- **Task goal**: Copy out, exactly and without additions, the lines from the one that contains "What Chart.js code" to the one that contains "const years = ['2002', '2003', '2004', '2005', '2006', '2007'];", both ends included.

- **Data**:

↓

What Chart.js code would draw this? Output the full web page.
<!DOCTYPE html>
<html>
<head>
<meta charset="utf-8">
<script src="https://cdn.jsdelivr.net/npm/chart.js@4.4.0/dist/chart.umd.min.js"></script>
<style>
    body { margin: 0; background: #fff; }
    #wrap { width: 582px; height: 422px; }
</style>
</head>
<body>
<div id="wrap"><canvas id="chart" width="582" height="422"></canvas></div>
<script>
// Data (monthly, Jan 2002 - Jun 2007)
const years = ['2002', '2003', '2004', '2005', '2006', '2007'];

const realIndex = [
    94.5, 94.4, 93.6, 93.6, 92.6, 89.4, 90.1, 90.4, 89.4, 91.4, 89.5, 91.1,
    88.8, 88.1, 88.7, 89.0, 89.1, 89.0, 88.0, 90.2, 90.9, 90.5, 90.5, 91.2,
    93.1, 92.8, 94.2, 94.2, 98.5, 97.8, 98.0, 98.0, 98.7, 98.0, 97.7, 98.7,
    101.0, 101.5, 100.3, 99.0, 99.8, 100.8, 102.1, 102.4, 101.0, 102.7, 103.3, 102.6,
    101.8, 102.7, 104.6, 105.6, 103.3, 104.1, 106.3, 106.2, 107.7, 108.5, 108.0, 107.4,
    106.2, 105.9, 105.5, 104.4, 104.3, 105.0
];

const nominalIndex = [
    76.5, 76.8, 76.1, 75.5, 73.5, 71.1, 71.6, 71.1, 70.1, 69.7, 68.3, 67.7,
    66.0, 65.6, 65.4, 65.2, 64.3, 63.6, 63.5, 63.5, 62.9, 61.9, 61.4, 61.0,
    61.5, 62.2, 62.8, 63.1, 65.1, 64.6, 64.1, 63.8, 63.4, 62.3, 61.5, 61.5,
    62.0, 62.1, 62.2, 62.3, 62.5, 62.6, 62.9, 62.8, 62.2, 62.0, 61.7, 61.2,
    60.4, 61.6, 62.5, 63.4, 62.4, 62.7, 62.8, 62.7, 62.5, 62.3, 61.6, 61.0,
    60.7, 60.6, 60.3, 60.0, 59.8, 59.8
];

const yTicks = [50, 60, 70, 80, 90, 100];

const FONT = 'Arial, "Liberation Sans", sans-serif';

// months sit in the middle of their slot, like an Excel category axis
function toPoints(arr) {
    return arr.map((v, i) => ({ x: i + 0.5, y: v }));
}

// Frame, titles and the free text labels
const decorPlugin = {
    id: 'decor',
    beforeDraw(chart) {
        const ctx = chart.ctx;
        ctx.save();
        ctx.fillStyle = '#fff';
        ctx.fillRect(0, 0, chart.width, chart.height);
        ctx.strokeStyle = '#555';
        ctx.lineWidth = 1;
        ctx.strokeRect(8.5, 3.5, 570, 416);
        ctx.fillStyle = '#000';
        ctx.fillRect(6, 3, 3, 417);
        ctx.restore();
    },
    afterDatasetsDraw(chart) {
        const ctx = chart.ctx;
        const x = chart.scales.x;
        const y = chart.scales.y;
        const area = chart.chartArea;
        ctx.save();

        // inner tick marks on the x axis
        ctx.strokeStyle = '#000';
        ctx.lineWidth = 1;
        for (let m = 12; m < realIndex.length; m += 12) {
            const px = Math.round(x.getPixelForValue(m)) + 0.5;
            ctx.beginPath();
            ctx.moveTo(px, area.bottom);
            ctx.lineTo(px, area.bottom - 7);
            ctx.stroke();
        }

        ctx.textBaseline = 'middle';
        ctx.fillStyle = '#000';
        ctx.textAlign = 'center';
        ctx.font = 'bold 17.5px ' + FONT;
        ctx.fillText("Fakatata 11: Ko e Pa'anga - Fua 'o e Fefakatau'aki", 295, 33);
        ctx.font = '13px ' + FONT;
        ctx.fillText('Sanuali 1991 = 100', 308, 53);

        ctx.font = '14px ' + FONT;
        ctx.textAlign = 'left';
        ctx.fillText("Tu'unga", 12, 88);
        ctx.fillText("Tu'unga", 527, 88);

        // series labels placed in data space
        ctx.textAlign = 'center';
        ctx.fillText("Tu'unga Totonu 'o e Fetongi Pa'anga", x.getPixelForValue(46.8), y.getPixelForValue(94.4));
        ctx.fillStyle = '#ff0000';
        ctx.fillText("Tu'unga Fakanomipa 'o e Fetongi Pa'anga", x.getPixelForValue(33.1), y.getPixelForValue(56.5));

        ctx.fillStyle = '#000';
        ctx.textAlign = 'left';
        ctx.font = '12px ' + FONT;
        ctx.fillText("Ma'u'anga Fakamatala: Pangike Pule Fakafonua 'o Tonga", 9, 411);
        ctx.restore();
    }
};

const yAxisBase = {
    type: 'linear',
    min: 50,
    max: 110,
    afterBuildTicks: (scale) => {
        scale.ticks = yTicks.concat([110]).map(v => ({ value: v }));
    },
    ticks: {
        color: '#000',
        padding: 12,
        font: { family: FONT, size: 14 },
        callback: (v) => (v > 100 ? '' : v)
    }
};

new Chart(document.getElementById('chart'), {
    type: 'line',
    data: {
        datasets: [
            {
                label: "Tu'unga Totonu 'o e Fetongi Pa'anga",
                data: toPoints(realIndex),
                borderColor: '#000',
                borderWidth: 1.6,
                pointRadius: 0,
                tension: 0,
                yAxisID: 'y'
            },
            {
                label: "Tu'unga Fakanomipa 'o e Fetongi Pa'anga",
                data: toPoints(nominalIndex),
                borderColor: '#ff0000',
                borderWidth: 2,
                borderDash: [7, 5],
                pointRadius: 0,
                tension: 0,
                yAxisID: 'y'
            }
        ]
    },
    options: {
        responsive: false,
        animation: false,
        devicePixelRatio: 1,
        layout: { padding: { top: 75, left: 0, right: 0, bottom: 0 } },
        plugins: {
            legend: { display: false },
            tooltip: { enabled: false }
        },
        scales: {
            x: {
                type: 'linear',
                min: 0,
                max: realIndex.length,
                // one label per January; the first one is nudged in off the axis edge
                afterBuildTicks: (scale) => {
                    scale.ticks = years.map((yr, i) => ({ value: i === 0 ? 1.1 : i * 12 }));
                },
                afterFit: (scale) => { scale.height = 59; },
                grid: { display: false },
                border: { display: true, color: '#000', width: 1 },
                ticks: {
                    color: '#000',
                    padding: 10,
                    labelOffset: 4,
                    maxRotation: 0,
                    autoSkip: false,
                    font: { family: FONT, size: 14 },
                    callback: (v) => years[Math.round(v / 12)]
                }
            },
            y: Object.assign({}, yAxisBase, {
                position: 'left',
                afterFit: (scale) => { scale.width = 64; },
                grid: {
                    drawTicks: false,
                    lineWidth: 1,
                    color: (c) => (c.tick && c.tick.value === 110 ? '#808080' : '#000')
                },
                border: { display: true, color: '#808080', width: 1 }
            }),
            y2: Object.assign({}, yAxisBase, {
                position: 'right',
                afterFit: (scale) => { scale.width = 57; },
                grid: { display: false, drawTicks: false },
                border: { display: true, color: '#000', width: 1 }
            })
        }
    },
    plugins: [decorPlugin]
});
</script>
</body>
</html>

↑
↓

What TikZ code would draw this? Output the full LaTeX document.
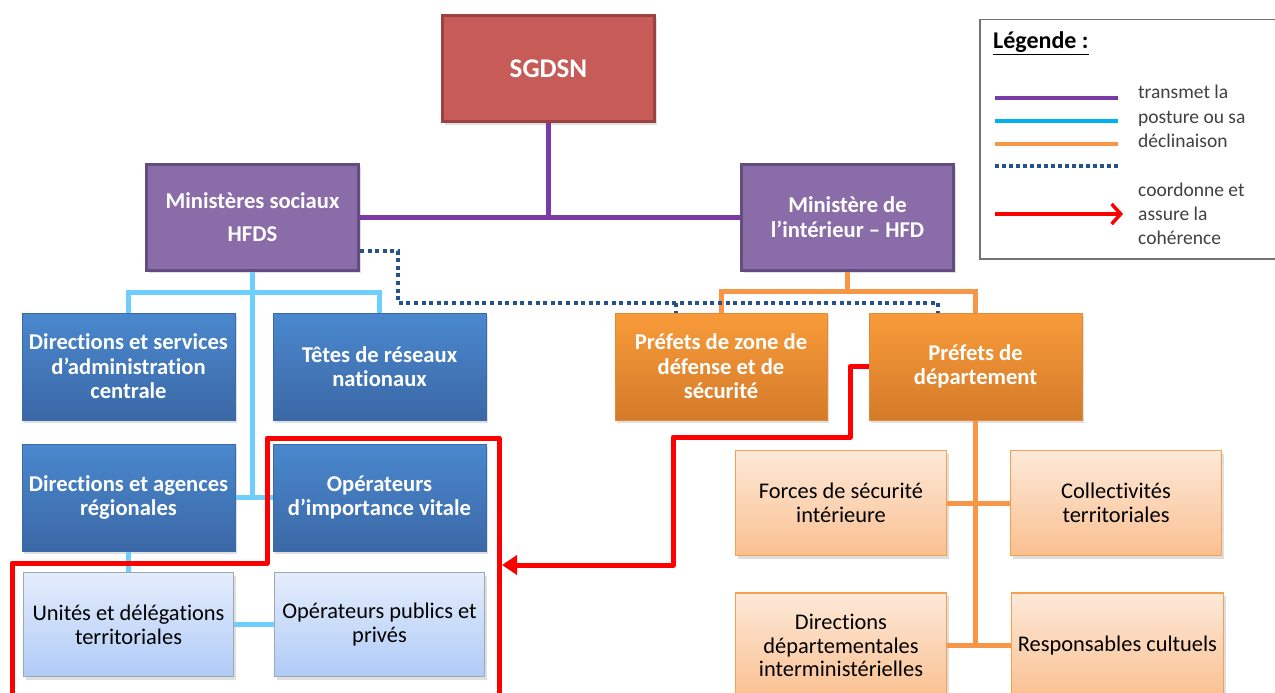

↑

- **The response**:
What Chart.js code would draw this? Output the full web page.
<!DOCTYPE html>
<html>
<head>
<meta charset="utf-8">
<script src="https://cdn.jsdelivr.net/npm/chart.js@4.4.0/dist/chart.umd.min.js"></script>
<style>
    body { margin: 0; background: #fff; }
    #wrap { width: 582px; height: 422px; }
</style>
</head>
<body>
<div id="wrap"><canvas id="chart" width="582" height="422"></canvas></div>
<script>
// Data (monthly, Jan 2002 - Jun 2007)
const years = ['2002', '2003', '2004', '2005', '2006', '2007'];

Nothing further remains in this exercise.